Dr Alani says that a similar scheme in Yemen has largely failed, with 70% of supposedly reformed jihadists who were released getting re-arrested for terrorist offences. In Saudi Arabia, he says, the re-arrest figure is just 5-7%.
At its core, the programme aims to convince jihadists that theirs is what the Saudi authorities call a "deviant" form of Islam.
The scheme has also attracted critics, worried about re-offenders
To this end, inmates must sit through a series of religious and theological lectures conducted by scholars, clerics and psychologists.

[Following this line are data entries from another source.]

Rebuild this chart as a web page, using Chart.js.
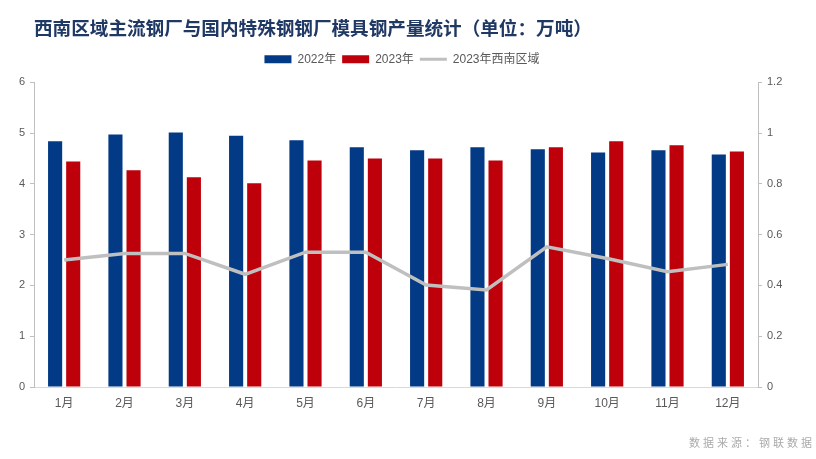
<!DOCTYPE html>
<html>
<head>
<meta charset="utf-8">
<script src="https://cdn.jsdelivr.net/npm/chart.js@4/dist/chart.umd.min.js"></script>
<style>
  html, body { margin: 0; padding: 0; background: #ffffff; }
  #wrap { width: 816px; height: 459px; }
</style>
</head>
<body>
<div id="wrap"><canvas id="c" width="816" height="459"></canvas></div>
<script>
const categories = ['1月','2月','3月','4月','5月','6月','7月','8月','9月','10月','11月','12月'];
const seriesNames = ['2022年', '2023年', '2023年西南区域'];
const values2022 = [4.84, 4.97, 5.01, 4.95, 4.86, 4.72, 4.66, 4.72, 4.68, 4.62, 4.66, 4.58];
const values2023 = [4.44, 4.27, 4.13, 4.01, 4.46, 4.50, 4.50, 4.46, 4.72, 4.84, 4.76, 4.64];
const southwest2023 = [0.50, 0.526, 0.526, 0.444, 0.531, 0.531, 0.402, 0.382, 0.552, 0.506, 0.454, 0.483];
const leftTicks = [0, 1, 2, 3, 4, 5, 6];
const rightTicks = [0, 0.2, 0.4, 0.6, 0.8, 1, 1.2];
const titleText = '西南区域主流钢厂与国内特殊钢钢厂模具钢产量统计（单位：万吨）';
const sourceText = '数据来源：钢联数据';

const BLUE = '#023A86';
const RED = '#BE000A';
const GREY = '#BFBFBF';
const TEXT = '#595959';
const FONT = '"Liberation Sans", "Noto Sans CJK SC", sans-serif';

const footerPlugin = {
  id: 'footerText',
  afterDraw(chart) {
    const ctx = chart.ctx;
    ctx.save();
    ctx.font = '11px "Noto Sans CJK SC", sans-serif';
    ctx.fillStyle = '#ABABAB';
    ctx.textAlign = 'left';
    ctx.textBaseline = 'middle';
    try { ctx.letterSpacing = '3px'; } catch (e) {}
    ctx.fillText(sourceText, 689, 443);
    ctx.restore();
  }
};

new Chart(document.getElementById('c'), {
  type: 'bar',
  data: {
    labels: categories,
    datasets: [
      {
        type: 'line',
        label: seriesNames[2],
        data: southwest2023,
        yAxisID: 'y1',
        xAxisID: 'x',
        borderColor: GREY,
        backgroundColor: GREY,
        borderWidth: 3.5,
        pointRadius: 0,
        tension: 0,
        order: 0
      },
      {
        label: seriesNames[0],
        data: values2022,
        yAxisID: 'y',
        xAxisID: 'x',
        backgroundColor: BLUE,
        categoryPercentage: 0.6,
        barPercentage: 0.78,
        order: 1
      },
      {
        label: seriesNames[1],
        data: values2023,
        yAxisID: 'y',
        xAxisID: 'x',
        backgroundColor: RED,
        categoryPercentage: 0.6,
        barPercentage: 0.78,
        order: 2
      }
    ]
  },
  options: {
    responsive: false,
    animation: false,
    devicePixelRatio: 1,
    layout: { padding: { left: 0, right: 12, top: 0, bottom: 0 } },
    plugins: {
      tooltip: { enabled: false },
      title: {
        display: true,
        fullSize: false,
        text: titleText,
        align: 'start',
        color: '#1F3864',
        font: { family: '"Noto Sans CJK SC", sans-serif', size: 18.6, weight: 'bold' },
        padding: { top: 17, bottom: 8 }
      },
      legend: {
        display: true,
        position: 'top',
        fullSize: true,
        labels: {
          usePointStyle: true,
          pointStyleWidth: 27,
          boxHeight: 8,
          padding: 6,
          color: TEXT,
          font: { family: FONT, size: 12 },
          generateLabels(chart) {
            const ds = chart.data.datasets;
            return [
              { text: ds[1].label, fillStyle: BLUE, strokeStyle: BLUE, lineWidth: 0, pointStyle: 'rect', datasetIndex: 1, hidden: false, fontColor: TEXT },
              { text: ds[2].label, fillStyle: RED, strokeStyle: RED, lineWidth: 0, pointStyle: 'rect', datasetIndex: 2, hidden: false, fontColor: TEXT },
              { text: ds[0].label, fillStyle: GREY, strokeStyle: GREY, lineWidth: 3, pointStyle: 'line', datasetIndex: 0, hidden: false, fontColor: TEXT }
            ];
          }
        }
      }
    },
    scales: {
      x: {
        type: 'category',
        position: 'bottom',
        offset: true,
        grid: { display: true, drawOnChartArea: false, drawTicks: false },
        border: { display: true, color: '#D9D9D9', width: 1 },
        ticks: { color: TEXT, font: { family: FONT, size: 12 }, padding: 9, maxRotation: 0, autoSkip: false },
        afterFit(s) { s.height = 72; }
      },
      xTop: {
        type: 'category',
        axis: 'x',
        position: 'top',
        display: true,
        grid: { display: false },
        border: { display: false },
        ticks: { display: false },
        afterFit(s) { s.height = 7; }
      },
      y: {
        type: 'linear',
        position: 'left',
        min: 0,
        max: 6,
        afterBuildTicks(s) { s.ticks = leftTicks.map(v => ({ value: v })); },
        grid: { display: true, drawOnChartArea: false, drawTicks: true, tickLength: 4, color: GREY },
        border: { display: true, color: GREY, width: 1 },
        ticks: { color: TEXT, font: { family: FONT, size: 11 }, padding: 5, callback: v => String(v) },
        afterFit(s) { s.width = 34; }
      },
      y1: {
        type: 'linear',
        position: 'right',
        min: 0,
        max: 1.2,
        afterBuildTicks(s) { s.ticks = rightTicks.map(v => ({ value: v })); },
        grid: { display: true, drawOnChartArea: false, drawTicks: true, tickLength: 4, color: GREY },
        border: { display: true, color: GREY, width: 1 },
        ticks: { color: TEXT, font: { family: FONT, size: 11 }, padding: 5, callback: v => String(+(+v).toFixed(1)) },
        afterFit(s) { s.width = 46; }
      }
    }
  },
  plugins: [footerPlugin]
});
</script>
</body>
</html>
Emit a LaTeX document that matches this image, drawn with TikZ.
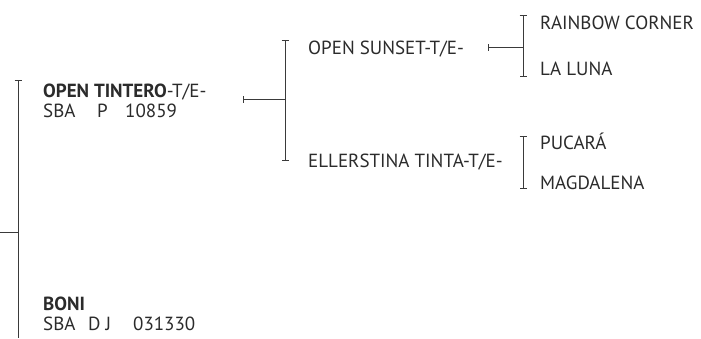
\documentclass[tikz,border=0pt]{standalone}
\usepackage{fontspec}
\setmainfont{PT Sans}
\usetikzlibrary{arrows.meta,positioning}
\definecolor{ink}{HTML}{2B2B2B}
\definecolor{rule}{HTML}{3A3A3A}
\tikzset{line width=.9pt,
  every node/.style={font=\fontsize{19}{20}\selectfont,text=ink},
  horse/.style={anchor=base west,inner sep=0pt,align=left},
  bracket/.style={draw=rule,{Bar[width=7pt]}-{Bar[width=7pt]}},
  link/.style={draw=rule,{Bar[width=7pt]}-}}

\begin{document}
\begin{tikzpicture}[x=1pt,y=-1pt]
\useasboundingbox(0,0)rectangle(701,338);
\node[horse](tintero)at(43,117){\textbf{OPEN TINTERO}-T/E-\\\makebox[54pt][l]{SBA}\makebox[28pt][l]{P}10859};
\node[horse](boni)at(43,330){\textbf{BONI}\\\makebox[45pt][l]{SBA}\makebox[45pt][l]{D J}031330};
\node[horse](sunset)at(308,54){OPEN SUNSET-T/E-};
\node[horse](ellerstina)at(308,167){ELLERSTINA TINTA-T/E-};
\node[horse](rainbow)at(540,29){RAINBOW CORNER};\node[horse](luna)at(540,75){LA LUNA};
\node[horse](pucara)at(540,149){PUCARÁ};\node[horse](magdalena)at(540,189){MAGDALENA};
% sire and dam brackets
\coordinate(root)at(0,232);\coordinate(rootbar)at(18,232);
\draw[draw=rule](root)--(rootbar);\draw[draw=rule,{Bar[width=7pt]}-](18,80)--(18,338);
\coordinate(tinterotip)at(243,99);\coordinate(tinterobar)at(285,99);
\draw[link](tinterotip)--(tinterobar);\draw[bracket](285,40)--(285,160);
\coordinate(sunsettip)at(488,47);\coordinate(sunsetbar)at(523,47);
\draw[link](sunsettip)--(sunsetbar);\draw[bracket](523,15)--(523,76);
\draw[bracket](523,136)--(523,188);
\end{tikzpicture}
\end{document}
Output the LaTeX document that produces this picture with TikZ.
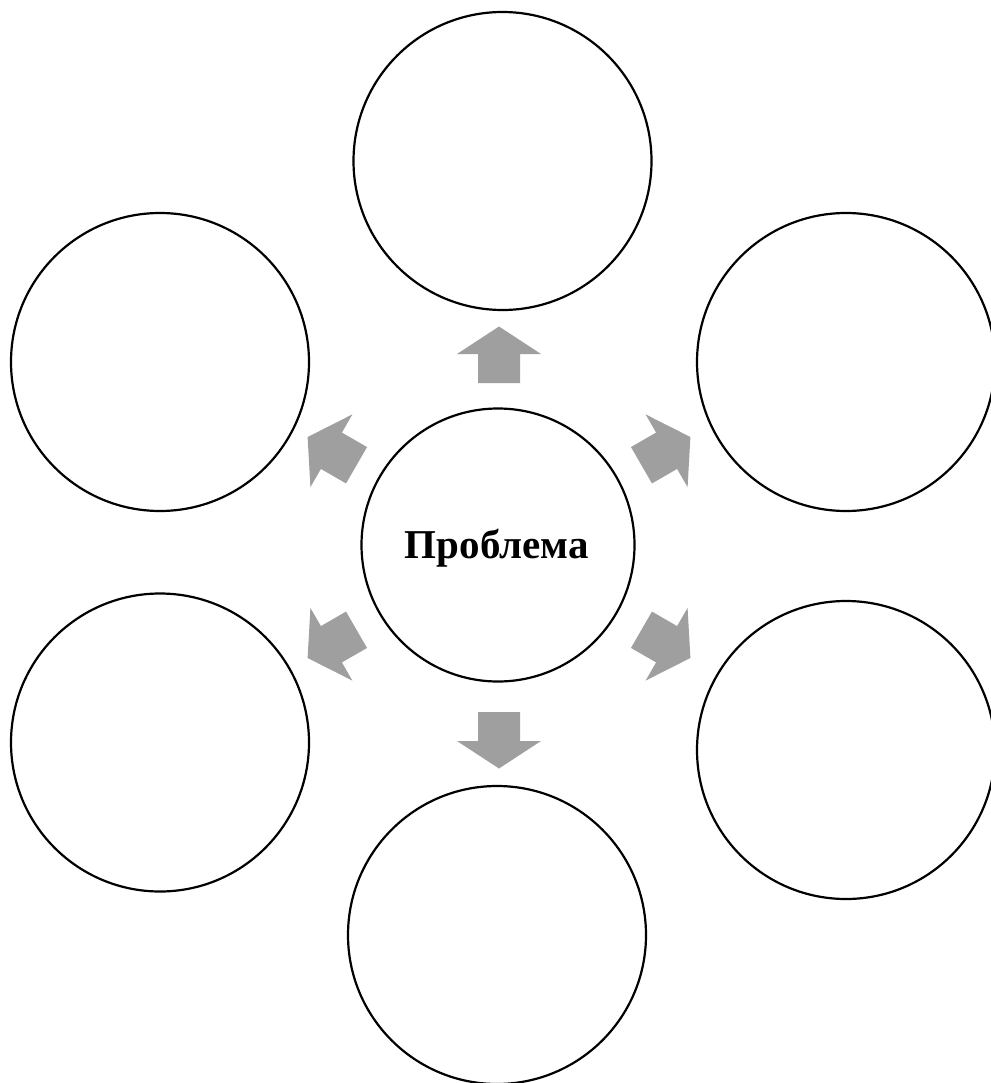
\documentclass[tikz,border=0pt]{standalone}
\usepackage{fontspec}
\setmainfont{Liberation Serif}
\definecolor{arrgray}{HTML}{9F9F9F}
\begin{document}
\begin{tikzpicture}[x=1pt,y=-1pt,
  bubble/.style={circle,draw=black,line width=2.2pt,inner sep=0pt,minimum size=298pt},
  hub/.style={circle,draw=black,line width=2.2pt,inner sep=0pt,minimum size=273pt},
  hubtext/.style={inner sep=0pt,font=\fontsize{41}{49}\selectfont\bfseries},
  blockarrow/.style={fill=arrgray,draw=none}]
\useasboundingbox (0,0) rectangle (990,1083);
\node[hub] (c) at (498,545) {};
\node[hubtext] (ct) at (497,548) {Проблема};
\node[bubble] (t) at (502.5,161) {};
\node[bubble] (ul) at (160,362) {};
\node[bubble] (ur) at (846,362) {};
\node[bubble] (ll) at (160,742.5) {};
\node[bubble] (lr) at (846,750) {};
\node[bubble] (b) at (497,935) {};
\coordinate (ac) at (499,547.5);
\foreach \a in {90,30,150,210,270,330}{
  \begin{scope}[shift={(ac)},rotate=-\a]
    \fill[blockarrow] (164.5,-21) -- (193.5,-21) -- (193.5,-42) -- (221,0)
       -- (193.5,42) -- (193.5,21) -- (164.5,21) -- cycle;
  \end{scope}
}
\end{tikzpicture}
\end{document}
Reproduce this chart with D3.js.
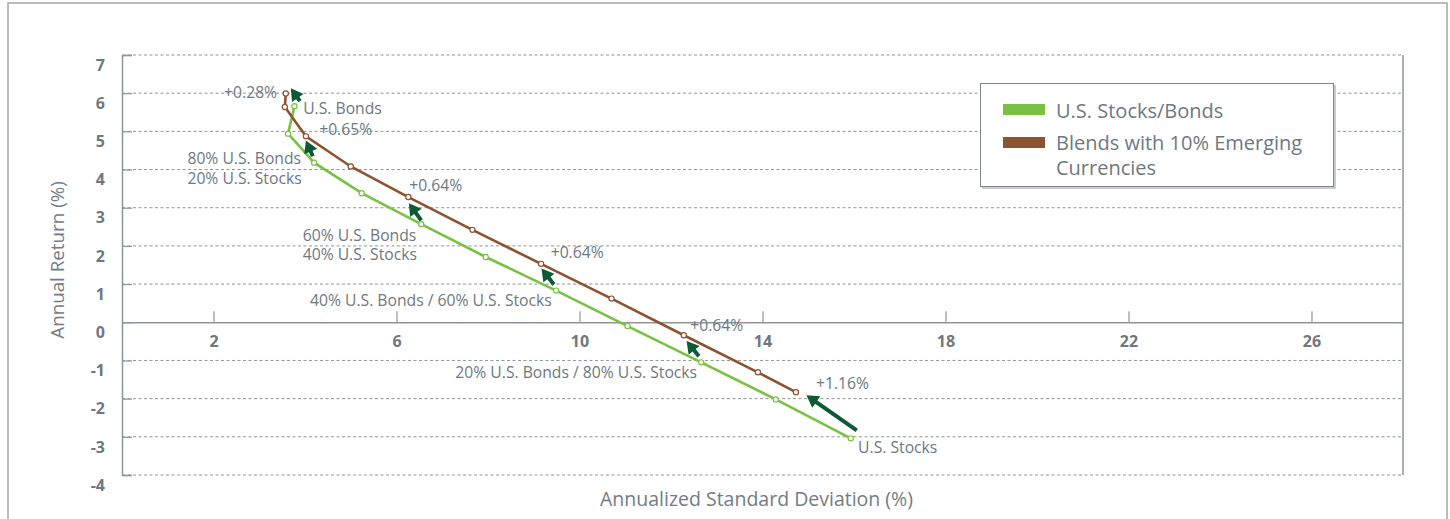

The message they are given is that violent jihad is only permissible in Islam if it has the approval of the state and the authority of the jihadist's parents. Going off to fight the Soviets in Afghanistan in the 1980s, they are told, was permissible but going to fight in Iraq today is not.
Not everyone approves of the scheme. US counter-terrorism officials worry that those released - including former inmates of Guantanamo Bay - will simply go on to plan new attacks.
An earlier jihadist leader, Abdulaziz al-Muqrin, was released prematurely from a Saudi prison and went on to become al-Qaeda's new leader in the country, conducting a violent campaign before he was killed in a shootout with police in 2004.
Conversely, some Saudis resent what they see as a favoured status afforded to those who were on the cusp of becoming violent criminals.
And Dr Saad al-Faqih from the London-based Saudi opposition group Movement for Islamic Reform in Arabia argues that the programme forces a government interpretation of Islam onto inmates with no room for debate.
Dr Faqih, who believes that the Saudi government is holding around 12,000 jihadi prisoners, says: "There is no way you can have a scientific study of how successful this programme is."